Access to Drinking water
number or % of the target households using basic drinking water services
What is its purpose?
Waterborne diseases are among the leading causes of morbidity and mortality among children. The indicator therefore assesses the proportion of the target households using drinking water from an improved source whose distance is not more than 30 minutes for a roundtrip including queuing.
How to collect and analyse the required data
Collect the following data by conducting individual interviews with a representative sample of the main household members responsible for water collection:
Recommended survey questions (Q) and possible answers (A)
Q1: What is your household's main source of drinking water during this season?
- tube well or borehole
- protected shallow well
- harvested rainwater
- piped water/public tap
- protected spring
- surface water source (river, stream, pond, puddles, unprotected spring)
- unprotected/ open shallow well
- cart with small tank/drum
- other: ................................
NOTE: Only options 1 – 5 count as “safe water sources”.
Q2: Is water from this source usually accessible every day?
A2: yes/ no
Q3: How long does it usually take you to get to the water source, collect the water and bring it back home?
- 30 minutes or less
- more than 30 minutes
Q4: What is your household's main source of drinking water during [specify the season]?
A4: same as A1
Q5: Is water from this source usually accessible every day?
A5: yes/ no
Q6: How long does it usually take you to get to the water source, collect the water and bring it back home?
- less than 30 minutes
- more than 30 minutes
Calculate number of households using "basic drinking water services" by counting the number of households that access water from safe sources (in all seasons, all days) and the collection time is not more than 30 minutes for a roundtrip including queuing.
To calculate the indicator's value in percentages, divide the number of households using "basic drinking water services" by the total number of surveyed households and multiply the result by 100.
Disaggregate the data by wealth, location and other relevant criteria.
- This indicator is just one of several Sustainable Development Goals (SDG) indicators focusing on households' use of drinking water services. Their complete list includes:
- % of population using safely managed drinking water services (drinking water from an improved water source which is located on premises, available when needed and free of faecal and priority contamination)
- % of population using basic drinking water services (drinking water from an improved source provided collection time is not more than 30 minutes for a roundtrip including queuing)
- % of population using limited drinking water services (drinking water from an improved source where collection time exceeds over 30 minutes for a roundtrip to collect water, including queuing)
- % of population using unimproved drinking water services (drinking water from an unprotected dug well or unprotected spring)
- % of population using surface water (drinking water directly from a river, dam, lake, pond, stream, canal or irrigation channel)
For details, see WHO/UNICEF's publication below.
- In some regions, water sources are prone to significant seasonal differences (e.g. dry/rainy season). Therefore, your assessment must collect data separately for each of the main seasons. At the same time, the baseline and endline data must be collected in the same period of a year; otherwise it is very likely that they will not be comparable.

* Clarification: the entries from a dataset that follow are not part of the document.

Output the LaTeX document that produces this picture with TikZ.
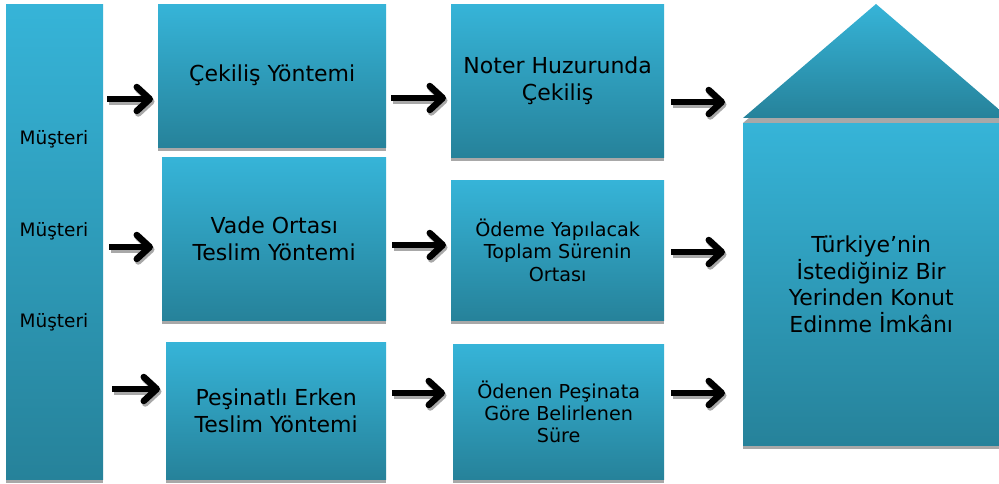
\documentclass[tikz,border=0pt]{standalone}
\usepackage{fontspec}
\setmainfont{DejaVu Sans}
\usetikzlibrary{shadows,arrows.meta}
\definecolor{btop}{HTML}{36B4D8}
\definecolor{bbot}{HTML}{26829A}
\definecolor{shd}{HTML}{A8A8A8}
\newcommand\myarrow[2]{%
  \draw[arr,draw=shd,transform canvas={shift={(1.5pt,-2.5pt)}}] (#1) -- (#2);
  \draw[arr] (#1) -- (#2);}
\begin{document}
\begin{tikzpicture}[x=1pt,y=-1pt,
  box/.style={anchor=north west, inner sep=0pt, top color=btop, bottom color=bbot,
    draw=none, align=center, text=black,
    general shadow={fill=shd, shadow xshift=0pt, shadow yshift=-4pt}},
  big/.style={font=\fontsize{22}{26.6}\selectfont},
  small/.style={font=\fontsize{19.2}{22.3}\selectfont},
  lbl/.style={font=\fontsize{18.5}{22}\selectfont, text=black, inner sep=0pt},
  arr/.style={line width=6.5pt, draw=black, -{Straight Barb[length=13pt,width=24pt,round]}}]
\useasboundingbox (0,0) rectangle (999,484);
\clip (0,0) rectangle (999,484);
\fill[white] (0,0) rectangle (999,484);
% left column
\node[box, minimum width=97pt, minimum height=475pt] (L) at (6,4) {};
\node[lbl] (m1) at (54,139) {Müşteri};
\node[lbl] (m2) at (54,231) {Müşteri};
\node[lbl] (m3) at (54,322) {Müşteri};
% row 1
\node[box, big, minimum width=228pt, minimum height=143pt] (c1) at (158,4) {Çekiliş Yöntemi};
\node[box, big, minimum width=213pt, minimum height=153pt] (c2) at (451,4) {Noter Huzurunda\\Çekiliş};
% row 2
\node[box, big, minimum width=224pt, minimum height=163pt] (v1) at (162,157) {Vade Ortası\\Teslim Yöntemi};
\node[box, small, minimum width=213pt, minimum height=140pt] (v2) at (451,180) {Ödeme Yapılacak\\Toplam Sürenin\\Ortası};
% row 3
\node[box, big, minimum width=220pt, minimum height=137pt] (p1) at (166,342) {Peşinatlı Erken\\Teslim Yöntemi};
\node[box, small, minimum width=211pt, minimum height=135pt] (p2) at (453,344) {Ödenen Peşinata\\Göre Belirlenen\\Süre};
% house
\fill[shd] (743,123) -- (876,9) -- (1009,123) -- cycle;
\shade[top color=btop, bottom color=bbot] (743,118) -- (876,4) -- (1009,118) -- cycle;
\node[box, big, minimum width=256pt, minimum height=322pt] (H) at (743,123) {Türkiye’nin\\İstediğiniz Bir\\Yerinden Konut\\Edinme İmkânı};
% arrow end points
\coordinate (a1s) at (107,99);  \coordinate (a1e) at (153,99);
\coordinate (a2s) at (391,98);  \coordinate (a2e) at (446,98);
\coordinate (a3s) at (671,102); \coordinate (a3e) at (725,102);
\coordinate (b1s) at (109,247); \coordinate (b1e) at (153,247);
\coordinate (b2s) at (392,245); \coordinate (b2e) at (446,245);
\coordinate (b3s) at (671,252); \coordinate (b3e) at (725,252);
\coordinate (d1s) at (112,389); \coordinate (d1e) at (160,389);
\coordinate (d2s) at (392,393); \coordinate (d2e) at (445,393);
\coordinate (d3s) at (671,393); \coordinate (d3e) at (725,393);
\myarrow{a1s}{a1e}\myarrow{a2s}{a2e}\myarrow{a3s}{a3e}
\myarrow{b1s}{b1e}\myarrow{b2s}{b2e}\myarrow{b3s}{b3e}
\myarrow{d1s}{d1e}\myarrow{d2s}{d2e}\myarrow{d3s}{d3e}
\end{tikzpicture}
\end{document}
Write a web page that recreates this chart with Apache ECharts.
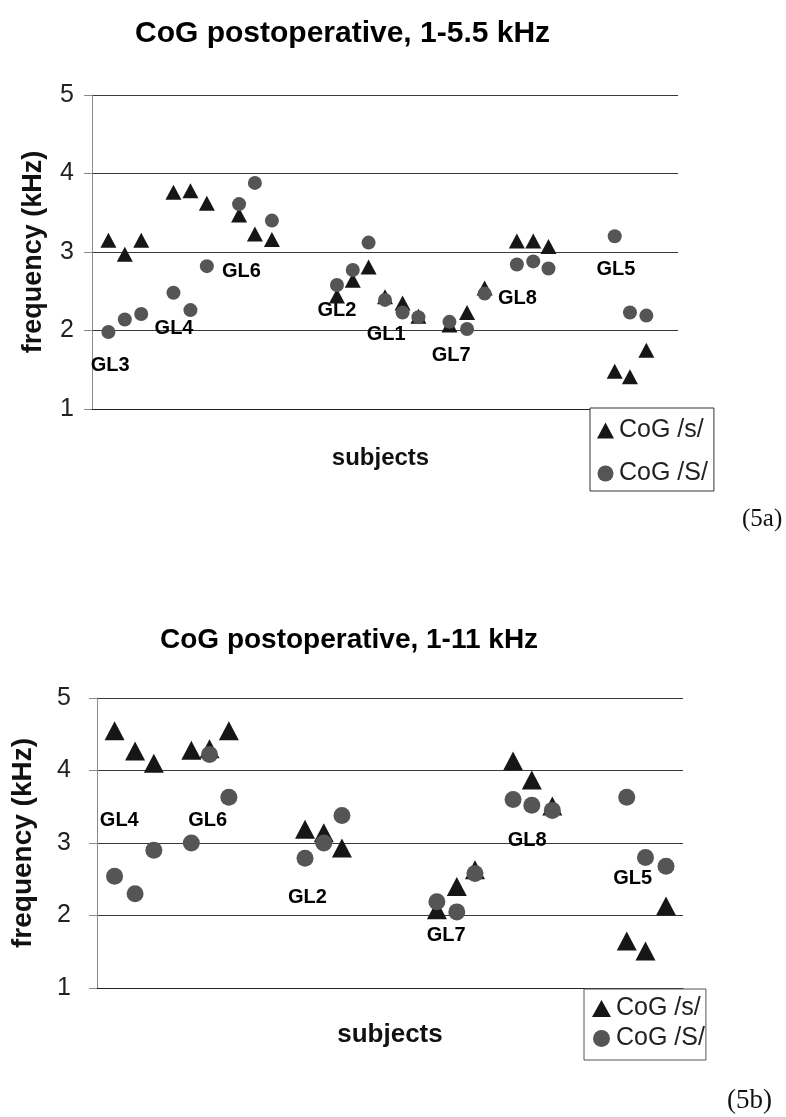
<!DOCTYPE html>
<html>
<head>
<meta charset="utf-8">
<script src="https://cdn.jsdelivr.net/npm/echarts@6/dist/echarts.min.js"></script>
<style>
html,body{margin:0;padding:0;background:#fff;}
#chart{width:786px;height:1117px;}
</style>
</head>
<body>
<div id="chart"></div>
<script>
// ---- data: chart (5a) CoG postoperative, 1-5.5 kHz ----
const yTicks = [1, 2, 3, 4, 5];
const topX  = [2.8, 5.6, 8.4, 13.9, 16.8, 19.6, 25.1, 27.8, 30.7, 41.8, 44.5, 47.2, 50.0, 53.0, 55.7, 61.0, 64.0, 67.0, 72.5, 75.3, 77.9, 89.2, 91.8, 94.6];
const topS  = [3.15, 2.97, 3.15, 3.76, 3.78, 3.62, 3.47, 3.23, 3.16, 2.44, 2.64, 2.81, 2.43, 2.35, 2.18, 2.07, 2.23, 2.54, 3.14, 3.14, 3.07, 1.48, 1.41, 1.75];
const topSh = [1.98, 2.14, 2.21, 2.48, 2.26, 2.82, 3.61, 3.88, 3.40, 2.58, 2.77, 3.12, 2.39, 2.23, 2.17, 2.11, 2.02, 2.47, 2.84, 2.88, 2.79, 3.20, 2.23, 2.19];
const topLabelNames = ['GL3', 'GL4', 'GL6', 'GL2', 'GL1', 'GL7', 'GL8', 'GL5'];
const topLabelX = [3.1, 14.0, 25.5, 41.8, 50.2, 61.3, 72.6, 89.4];
const topLabelY = [1.56, 2.03, 2.75, 2.26, 1.95, 1.68, 2.41, 2.78];

// ---- data: chart (5b) CoG postoperative, 1-11 kHz ----
const botX  = [3.0, 6.5, 9.7, 16.1, 19.2, 22.5, 35.5, 38.7, 41.8, 58.0, 61.4, 64.5, 71.0, 74.2, 77.7, 90.4, 93.6, 97.1];
const botS  = [4.55, 4.27, 4.10, 4.28, 4.30, 4.55, 3.19, 3.14, 2.93, 2.08, 2.40, 2.63, 4.13, 3.87, 3.51, 1.65, 1.51, 2.13];
const botSh = [2.54, 2.30, 2.90, 3.00, 4.22, 3.63, 2.79, 3.00, 3.38, 2.19, 2.05, 2.58, 3.60, 3.52, 3.45, 3.63, 2.80, 2.68];
const botLabelNames = ['GL4', 'GL6', 'GL2', 'GL7', 'GL8', 'GL5'];
const botLabelX = [3.8, 18.9, 35.9, 59.6, 73.4, 91.4];
const botLabelY = [3.31, 3.31, 2.25, 1.73, 3.04, 2.51];

const seriesNames = ['CoG /s/', 'CoG /S/'];
const titles = ['CoG postoperative, 1-5.5 kHz', 'CoG postoperative, 1-11 kHz'];
const panelTags = ['(5a)', '(5b)'];

const FONT = 'Liberation Sans, Arial, sans-serif';
const TRI = '#161616';
const CIR = '#555555';

function pts(xs, ys) { return xs.map((x, i) => [x, ys[i]]); }
function labs(names, xs, ys) { return names.map((n, i) => ({ name: n, value: [xs[i], ys[i]] })); }

function yAxisCfg(gridIndex, nameSize, nameGap, labelMargin) {
  return {
    gridIndex, type: 'value', min: yTicks[0], max: yTicks[yTicks.length - 1], interval: 1,
    name: 'frequency (kHz)', nameLocation: 'middle', nameGap,
    nameTextStyle: { fontFamily: FONT, fontWeight: 'bold', fontSize: nameSize, color: '#111' },
    axisLine: { show: true, lineStyle: { color: '#888', width: 1 } },
    axisTick: { show: true, length: 8, lineStyle: { color: '#888' } },
    axisLabel: { fontFamily: FONT, fontSize: 25, color: '#222', margin: labelMargin },
    splitLine: { show: true, lineStyle: { color: '#3a3a3a', width: 1 } }
  };
}
function xAxisCfg(gridIndex, nameSize, nameGap, pad) {
  return {
    gridIndex, type: 'value', min: 0, max: 100,
    name: 'subjects', nameLocation: 'middle', nameGap,
    nameTextStyle: { fontFamily: FONT, fontWeight: 'bold', fontSize: nameSize, color: '#111', padding: pad },
    axisLine: { show: true, onZero: false, lineStyle: { color: '#222', width: 1 } },
    axisTick: { show: false }, axisLabel: { show: false }, splitLine: { show: false }
  };
}
function labelSeries(idx, data) {
  return {
    type: 'scatter', name: 'labels' + idx, xAxisIndex: idx, yAxisIndex: idx,
    symbolSize: 1, itemStyle: { color: 'rgba(0,0,0,0)', opacity: 1 }, z: 1,
    label: { show: true, position: 'inside', formatter: '{b}', fontFamily: FONT, fontWeight: 'bold', fontSize: 20, color: '#000' },
    data, silent: true
  };
}

const chart = echarts.init(document.getElementById('chart'), null, { renderer: 'canvas' });
chart.setOption({
  animation: false,
  backgroundColor: '#fff',
  title: [
    { text: titles[0], left: 130, top: 14, textStyle: { fontFamily: FONT, fontWeight: 'bold', fontSize: 30, lineHeight: 30, color: '#000' } },
    { text: titles[1], left: 155, top: 621, textStyle: { fontFamily: FONT, fontWeight: 'bold', fontSize: 28, lineHeight: 28, color: '#000' } }
  ],
  grid: [
    { left: 92, top: 95, width: 586, height: 314 },
    { left: 97, top: 698, width: 586, height: 290 }
  ],
  xAxis: [xAxisCfg(0, 24, 37, [0, 9, 0, 0]), xAxisCfg(1, 26, 34, [0, 0, 0, 0])],
  yAxis: [yAxisCfg(0, 27, 45, 18), yAxisCfg(1, 28, 60, 26)],
  legend: [
    { data: seriesNames, orient: 'vertical', left: 590, top: 408, padding: [10, 6, 5, 7], itemGap: 18,
      itemWidth: 17, itemHeight: 16, backgroundColor: '#fff', borderColor: '#333', borderWidth: 1, borderRadius: 0,
      textStyle: { fontFamily: FONT, fontSize: 25, color: '#222' }, selectedMode: false },
    { data: seriesNames, orient: 'vertical', left: 584, top: 989, padding: [7, 1, 9, 8], itemGap: 5,
      itemWidth: 19, itemHeight: 17, backgroundColor: '#fff', borderColor: '#555', borderWidth: 1, borderRadius: 0,
      textStyle: { fontFamily: FONT, fontSize: 25, color: '#222' }, selectedMode: false }
  ],
  graphic: [
    { type: 'text', left: 742, top: 507, style: { text: panelTags[0], font: '25px "Liberation Serif", "Times New Roman", serif', fill: '#111' } },
    { type: 'text', left: 727, top: 1087, style: { text: panelTags[1], font: '27px "Liberation Serif", "Times New Roman", serif', fill: '#111' } }
  ],
  series: [
    { type: 'scatter', name: seriesNames[0], xAxisIndex: 0, yAxisIndex: 0, symbol: 'triangle', symbolSize: [16, 15],
      itemStyle: { color: TRI, opacity: 1 }, data: pts(topX, topS), z: 2 },
    { type: 'scatter', name: seriesNames[1], xAxisIndex: 0, yAxisIndex: 0, symbol: 'circle', symbolSize: 14,
      itemStyle: { color: CIR, opacity: 1 }, data: pts(topX, topSh), z: 3 },
    labelSeries(0, labs(topLabelNames, topLabelX, topLabelY)),
    { type: 'scatter', name: seriesNames[0], xAxisIndex: 1, yAxisIndex: 1, symbol: 'triangle', symbolSize: [20, 19],
      itemStyle: { color: TRI, opacity: 1 }, data: pts(botX, botS), z: 2 },
    { type: 'scatter', name: seriesNames[1], xAxisIndex: 1, yAxisIndex: 1, symbol: 'circle', symbolSize: 17,
      itemStyle: { color: CIR, opacity: 1 }, data: pts(botX, botSh), z: 3 },
    labelSeries(1, labs(botLabelNames, botLabelX, botLabelY))
  ]
});
</script>
</body>
</html>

- People might use more than one source of drinking water. If this topic is important to your project, add a question asking "Is there any additional source of drinking water used by your household? If so, which one?"
- Always be very clear on what kind of water you are asking about - water for drinking can have a different source from water for washing.
- Ensure that the data collectors are able to differentiate between the different types of water sources (based on an interview only).
- Consider assessing the gender dimension of access to water by including an additional answer Who usually goes to this source to fetch the water for this household? Answer options can include: 1) adult woman (age 15 or older); 2) adult man (age 15 or older); 3) female child (under 15 years old); 4) male child (under 15 years old); other - specify: .................................
- USAID/OFDA uses a similar version of this indicator: "number of households collecting all water for drinking, cooking and hygiene from improved water sources". See USAID/OFDA's guidance on this indicator.